In my post Cooking Up a Better BI, I gave an overview of how Indicee addresses the problem of describing BI processes to allow maximum flexibility in the creation and sharing of various BI components.
Over the next few posts, I’m going to talk about some of the fixed points in the BI model – the common concepts and objects that are described and manipulated by Indicee’s modeling tools, to provide the refined materials that are used to make reports.
Every BI platform has to provide objects that describe source data, calculations, aggregations, etc. in order to produce data that gets rendered in reports. Less sophisticated BI tools let you query data directly in the reporting tool, but Indicee allows the transformation of source data into ‘reportable’ information, so report writers can tap into more refined (sometimes pre-calculated) data, providing better encapsulation and performance.
Indicee’s data processing stack is driven by a model that is as flexible and holistic as possible, while keeping the number of model concepts and objects to a minimum. The key concepts and objects in the Indicee model are:
- The source Column
- The data dictionary Field
- The data library Question Term
Today, we’ll look at the source data level and the “Column” concept of the model; how Indicee allows you to add and describe some data, so it can be easily consumed by others.
Creating a data signature (Data Sets)
Indicee models all source data as tabular. That is, a sequence of ‘rows’ each having the same kind of data fields, where the types of data are set on the Columns of the table. A particular instance of tabular data, with known structure, is called a Data Set. In fact, a Data Set may contain one or more of these tables, which allows us to model things like sheets in a spreadsheet. Basically, think of a Data Set as some specification of source data in Indicee, that tells us what kind of data to expect. The table schema must exactly match any data sent to Indicee, for that Data Set, in the future. So, you could say that the Data Set defines a ‘signature’ of the data.
Adding and defining data
A Data Set is defined and updated by data sent to Indicee. This is called a Data Contribution. Indicee remembers what Contributions are received and allows data management at the granularity of a Contribution. In addition to the table schema representing the Data Contributions, Data Sets also include the definitions of Contribution Properties; a set of data values that will be captured per Contribution. For example, the store for which contributed data applies, the default timezone for all time data in the contribution, or the name of your Sales Manager who’s uploading his latest pipeline data.

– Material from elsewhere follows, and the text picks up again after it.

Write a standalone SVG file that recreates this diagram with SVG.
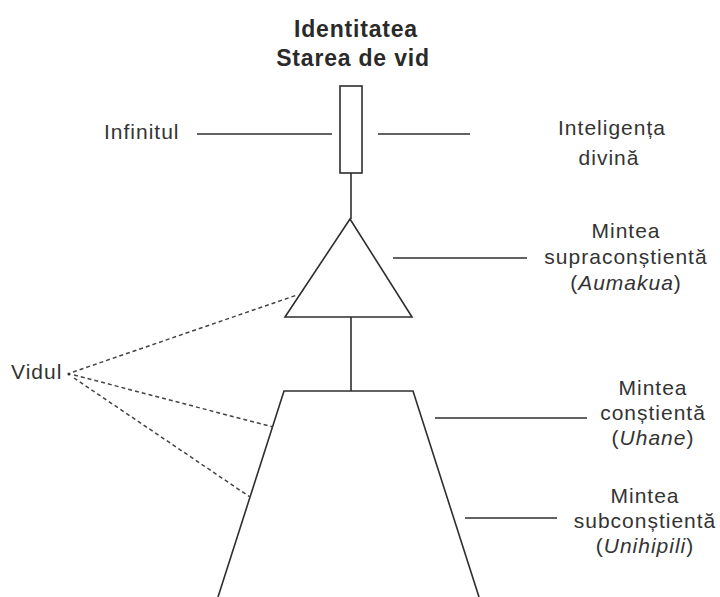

Users can easily manage the Contributions already added to a Data Set, by amending Contribution Properties or even deleting Contributions, all via the API as well as Indicee’s UI.
So, that brings us to the “Define Data Set” screen in Indicee, where Data Sets can be configured.
Anyone adding new data can set up Contribution Properties and provide the source-level metadata that indicates Column types, load-time transformations and load-time filters. This is also where you can configure a Data Set to ignore header information of uploaded files, or convert certain header values into columnar data – particularly useful if you’re transmitting files from other business systems. Some data types, such as dates, allow load-time transformation of the source date.
It’s often the case that some textual representation of the date needs to be scanned and translated into an actual Date value, so you have to select the appropriate data format or enter a matching custom format. The Define Data Set screen displays a sample of the source data with visual indications of mismatching data, where the provided Column type or transformation/format don’t match some rows of data.
In addition to configuring Column types and formats, the Define Data Set screen allows you to declare ‘load-time’ row filters for a Data Set. These are important if the source data might contain extra facts that don’t logically fit with what the information a Data Set is supposed to project. For instance, a particular Data Set may be designed to provide data on the fulfillment of orders from a distribution centre, but might also include “goods-in” information. You can easily add a filter for this information and the Define Data Set screen will provide visual feedback showing which of the rows in the source data will be affected.
In summary, adding a new data source to Indicee is pretty simple, and something that can be achieved as a standalone activity, before it goes on to be consumed by business users.
So, that’s a brief overview of the very bottom of the Indicee data stack. Next time, we’ll look at the data dictionary layer of the model, where specific types of data can be uniquely named and bound to source Columns, and where business rules can be added to drive BI calculations.